Enhanced POET: Open-Ended Reinforcement Learning through Unbounded Invention of Learning Challenges and their Solutions
Date: 9th June 2025
arXiv Link
Key Points:
- Introduces Enhanced POET, improving on the original Paired Open-Ended Trailblazer to sustain never-ending generation
of new, interesting and sufficiently challenging environments
- Open-endedness has two benefits:
- Never stops learning. It can learn far beyond the original task
- Can break down more complex tasks into smaller steps.
- Disadvantage: it is a bit random. You don’t know if it will achieve your desired goal. It can go off on tangents.
Key Methods:
- Population of agent-envrionment pairs. New environments are created by mutating the ones in which the agent has
performed sufficiently. Mutating is done on the embedding vector of the environment.
- New environments are then assessed for difficulty (run their parent’s agent on it) and ones which are in zone of proximal development stay.
- Inter-environment transfer: every N steps we test all agents on all the other environments.
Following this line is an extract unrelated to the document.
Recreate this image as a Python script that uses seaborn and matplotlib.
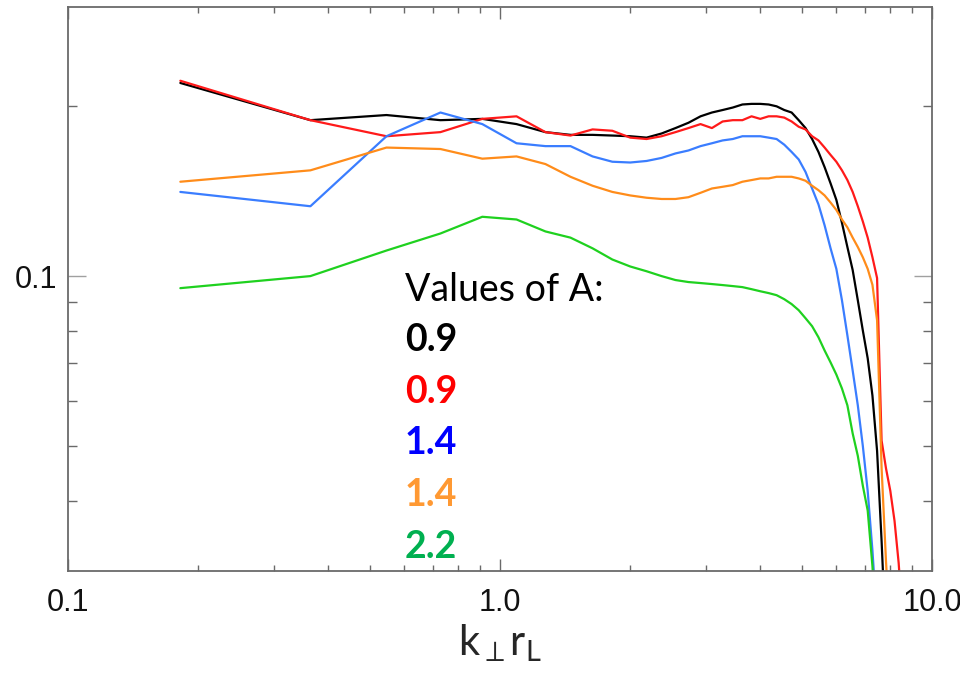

A fine-tuning optimisation step is done first.
- Domain-general novelty metric: quantifies “meaningful novelty” of new environments by measuring how all agents (active and archived) perform, enabling open-ended discovery.
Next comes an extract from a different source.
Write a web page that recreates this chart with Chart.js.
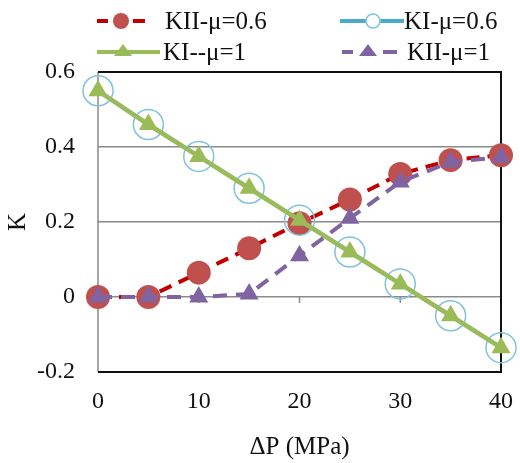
<!DOCTYPE html>
<html>
<head>
<meta charset="utf-8">
<script src="https://cdn.jsdelivr.net/npm/chart.js@4/dist/chart.umd.min.js"></script>
<style>
  html, body { margin: 0; padding: 0; background: #fff; }
  #wrap { position: relative; width: 520px; height: 463px; overflow: hidden; }
  canvas { position: absolute; left: 0; top: 0; }
  .lg { position: absolute; font-family: "Liberation Serif", "Times New Roman", serif; font-size: 25px; line-height: 30px; color: #111; white-space: nowrap; }
  .ic { position: absolute; }
</style>
</head>
<body>
<div id="wrap">
  <canvas id="c" width="520" height="463"></canvas>
  <svg class="ic" style="left:95px;top:9px" width="54" height="24">
    <line x1="2" y1="12" x2="13" y2="12" stroke="#C00000" stroke-width="4"/>
    <line x1="38" y1="12" x2="50" y2="12" stroke="#C00000" stroke-width="4"/>
    <circle cx="26" cy="12" r="8" fill="#C0504D"/>
  </svg>
  <div class="lg" style="left:165px;top:6px">KII-μ=0.6</div>
  <svg class="ic" style="left:338px;top:9px" width="68" height="24">
    <line x1="2" y1="12" x2="66" y2="12" stroke="#4BACC6" stroke-width="4"/>
    <circle cx="35" cy="12" r="7" fill="#fff" stroke="#7FC4DA" stroke-width="1.5"/>
  </svg>
  <div class="lg" style="left:404px;top:6px">KI-μ=0.6</div>
  <svg class="ic" style="left:95px;top:40px" width="68" height="24">
    <line x1="2" y1="12" x2="65" y2="12" stroke="#9BBB59" stroke-width="4"/>
    <polygon points="28,4 37,16 19,16" fill="#9BBB59"/>
  </svg>
  <div class="lg" style="left:163px;top:37px">KI--μ=1</div>
  <svg class="ic" style="left:340px;top:40px" width="60" height="24">
    <line x1="2" y1="12" x2="13" y2="12" stroke="#8064A2" stroke-width="4"/>
    <line x1="43" y1="12" x2="57" y2="12" stroke="#8064A2" stroke-width="4"/>
    <polygon points="28,4 37,16 19,16" fill="#8064A2"/>
  </svg>
  <div class="lg" style="left:407px;top:37px">KII-μ=1</div>
</div>
<script>
const xValues = [0, 5, 10, 15, 20, 25, 30, 35, 40];
const kiiMu06 = [0, 0, 0.065, 0.13, 0.197, 0.26, 0.328, 0.365, 0.378];
const kiMu06  = [0.55, 0.46, 0.375, 0.29, 0.205, 0.12, 0.035, -0.05, -0.135];
const kiMu1   = [0.55, 0.46, 0.375, 0.29, 0.205, 0.12, 0.035, -0.05, -0.135];
const kiiMu1  = [0, 0, 0, 0.008, 0.11, 0.21, 0.307, 0.36, 0.373];
const xTicks = [0, 10, 20, 30, 40];
const yTicks = [-0.2, 0, 0.2, 0.4, 0.6];
const seriesNames = ["KII-μ=0.6", "KI-μ=0.6", "KI--μ=1", "KII-μ=1"];

const pts = arr => xValues.map((x, i) => ({ x: x, y: arr[i] }));
const FONT = "'Liberation Serif', 'Times New Roman', serif";

const framePlugin = {
  id: 'frame',
  beforeDatasetsDraw(chart) {
    const { ctx, chartArea: a, scales } = chart;
    ctx.save();
    ctx.strokeStyle = '#8a8a8a';
    ctx.lineWidth = 1.5;
    ctx.beginPath();
    ctx.moveTo(a.left, a.top);
    ctx.lineTo(a.left, a.bottom);
    ctx.stroke();
    const y0 = scales.y.getPixelForValue(0);
    ctx.beginPath();
    xTicks.forEach(v => {
      const px = scales.x.getPixelForValue(v);
      ctx.moveTo(px, y0);
      ctx.lineTo(px, y0 + 6);
    });
    ctx.stroke();
    ctx.strokeStyle = '#111';
    ctx.lineWidth = 2;
    ctx.beginPath();
    ctx.moveTo(a.left, a.top);
    ctx.lineTo(a.right, a.top);
    ctx.lineTo(a.right, a.bottom);
    ctx.lineTo(a.left, a.bottom);
    ctx.stroke();
    ctx.restore();
  }
};

new Chart(document.getElementById('c'), {
  type: 'line',
  data: {
    datasets: [
      {
        label: seriesNames[0], data: pts(kiiMu06), order: 4,
        borderColor: '#C00000', borderWidth: 4, borderDash: [13, 8],
        pointStyle: 'circle', pointRadius: 12, pointBackgroundColor: '#C0504D',
        pointBorderColor: '#C0504D', pointBorderWidth: 0, clip: false
      },
      {
        label: seriesNames[1], data: pts(kiMu06), order: 3,
        borderColor: '#4BACC6', borderWidth: 4,
        pointStyle: 'circle', pointRadius: 15, pointBackgroundColor: 'rgba(0,0,0,0)',
        pointBorderColor: '#7FC4DA', pointBorderWidth: 1.5, clip: false
      },
      {
        label: seriesNames[2], data: pts(kiMu1), order: 2,
        borderColor: '#9BBB59', borderWidth: 4.5,
        pointStyle: 'triangle', pointRadius: 11, pointBackgroundColor: '#9BBB59',
        pointBorderColor: '#9BBB59', pointBorderWidth: 0, clip: false
      },
      {
        label: seriesNames[3], data: pts(kiiMu1), order: 1,
        borderColor: '#8064A2', borderWidth: 4, borderDash: [14, 9],
        pointStyle: 'triangle', pointRadius: 11, pointBackgroundColor: '#8064A2',
        pointBorderColor: '#8064A2', pointBorderWidth: 0, clip: false
      }
    ]
  },
  options: {
    responsive: false,
    animation: false,
    layout: { padding: { left: 0, right: 12, top: 72, bottom: 0 } },
    plugins: { legend: { display: false }, tooltip: { enabled: false } },
    elements: { line: { tension: 0 } },
    scales: {
      x: {
        type: 'linear', min: 0, max: 40,
        afterBuildTicks: s => { s.ticks = xTicks.map(v => ({ value: v })); },
        afterFit: s => { s.height = 91; },
        grid: { display: false },
        border: { display: false },
        ticks: { padding: 7, color: '#111', font: { family: FONT, size: 24 }, maxRotation: 0 },
        title: { display: true, text: 'ΔP (MPa)', color: '#111', font: { family: FONT, size: 25 }, padding: { top: 0, bottom: 1 } }
      },
      y: {
        type: 'linear', min: -0.2, max: 0.6,
        afterBuildTicks: s => { s.ticks = yTicks.map(v => ({ value: v })); },
        afterFit: s => { s.width = 98; },
        grid: {
          drawTicks: false, lineWidth: 1.5,
          color: c => (c.tick && (Math.abs(c.tick.value - 0.6) < 1e-9 || Math.abs(c.tick.value + 0.2) < 1e-9)) ? 'rgba(0,0,0,0)' : '#8a8a8a'
        },
        border: { display: false },
        ticks: {
          padding: 23, color: '#111', font: { family: FONT, size: 24 },
          callback: v => String(Math.round(v * 10) / 10)
        },
        title: { display: true, text: 'K', color: '#111', font: { family: FONT, size: 25 }, padding: { top: 3, bottom: 0 } }
      }
    }
  },
  plugins: [framePlugin]
});
</script>
</body>
</html>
- Goal-switching heuristic: an efficient rule to decide when an agent should transfer from one environment to another, scaling open-ended search.
- CPPN-based encoding: uses compositional pattern-producing networks to generate environments.
- Universal progress measure (ANNECS): tracks the accumulated count of novel environments that are actually solved, ensuring innovation is quantified.